Un homme instruit et engagé
Jean-Paul Gouzou est né à Gorses en 1950. Après l’école communale, il poursuit sa scolarité dans le Cantal. Le bac en poche, il intègre l’école d’ingénieur agronome de Purpan pour trois ans, avant de reprendre l’exploitation familiale. Il est commandant de réserve dans la gendarmerie. Il se marie une première fois en 1982 et sera le père d’une fille. Le couple se sépare dans un premier temps avant de renouer pour une période d’une quinzaine d’années, jusqu’à la rupture définitive. Dans le même temps, Jean-Paul Gouzou se voit confier des responsabilités syndicales qui vont le conduire au Mali, en vue de l’organisation d’une filière interprofessionnelle bovine. C’est à l’occasion de ces déplacements qu’il fait la connaissance de Djeneba Bamia, exerçant la profession d’agent vétérinaire. L’accusé indique avoir envisagé de s’installer au Mali. Le mariage religieux à lieu au Mali dans la religion musulmane de Mme Bamia, alors que Jean-Paul Gouzou était en France. « Oui, oui, c’est bien comme cela que ça s’est passé ! » soutient l’accusé. Le couple se présentera ensuite devant le maire de Gorses en juillet 2008. Trois enfants naîtront de cette union, deux filles et un garçon. Djeneba suit une formation en vue de devenir chef de l’exploitation agricole en 2012, date à laquelle l’accusé fait valoir ses droits à la retraite.
Le couple aurait connu ses premières difficultés à partir de l’été 2015 et aurait fait chambre à part à partir de mars 2016, jusqu’à la séparation quelques mois après.
Le président Vidalie s’intéresse aux circonstances de ce mariage, alors que Djeneba Bamia est musulmane. « Mais comme j’étais très bien accepté par la belle famille, il n’y a pas eu de problème ! » assure M. Gouzou. Les enfants portent un prénom chrétien, suivi d’un prénom musulman et ont été baptisés dans la religion catholique.
La guerre au Mali et l’excision
L’accusé explique à maintes reprises durant cette première journée d’audience qu’il était opposé au départ de Mme Bamia au Mali avec ses enfants, précisément en raison du climat d’insécurité qui règne dans le pays depuis le coup d’État survenu en mars 2012. Il met aussi en avant sa crainte que ses deux filles puissent faire l’objet d’une excision ; une pratique courante dans la tribu dont est issue son épouse.
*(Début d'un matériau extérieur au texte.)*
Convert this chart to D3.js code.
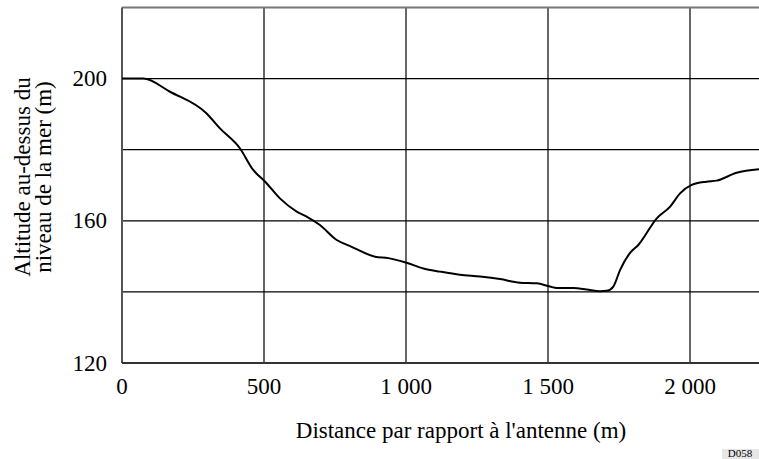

Une infirmière engagée dans une ONG pour la lutte contre l’excision au Mali et en France, affirme à la barre du tribunal que la pratique de l’excision reste un fléau dans ce pays et notamment dans la tribu à laquelle était rattachée la victime. Elle déclare : « Une enfant qui naît en France et qui arrive au Mali est considérée comme Malienne et va donc être excisée, car une fille non excisée ne pourra pas être mariée. » Ce témoin cité par la défense, termine sa déposition en déclarant « comprendre que Jean-Paul Gouzou ait cherché à empêcher ses enfants de se rendre au Mali. »
A l’issue de ce premier jour d’audience, l’interrogatoire musclé du président Vidalie, n’a guere ébranlé l’accusé, qui ne cesse de répéter avoir tué sa femme « pour protéger ses enfants ».
Jeudi 17 janvier les débats se poursuivent avec les expertises psychologiques et psychiatriques de l’accusé, les auditions des parties civiles et les plaidoiries. Se sont constituées parties civiles : la famille de la victime, le compagnon de la victime, la fédération nationale de solidarités femmes et l’UDAF du Lot administrateur ad hoc pour les trois enfants.
Vendredi sont programmés le réquisitoire de Frédéric Almendros avocat général, suivi des plaidoiries de la défense avec maître Edouard Martial et maître Sylvia Goudenege-Chauvin.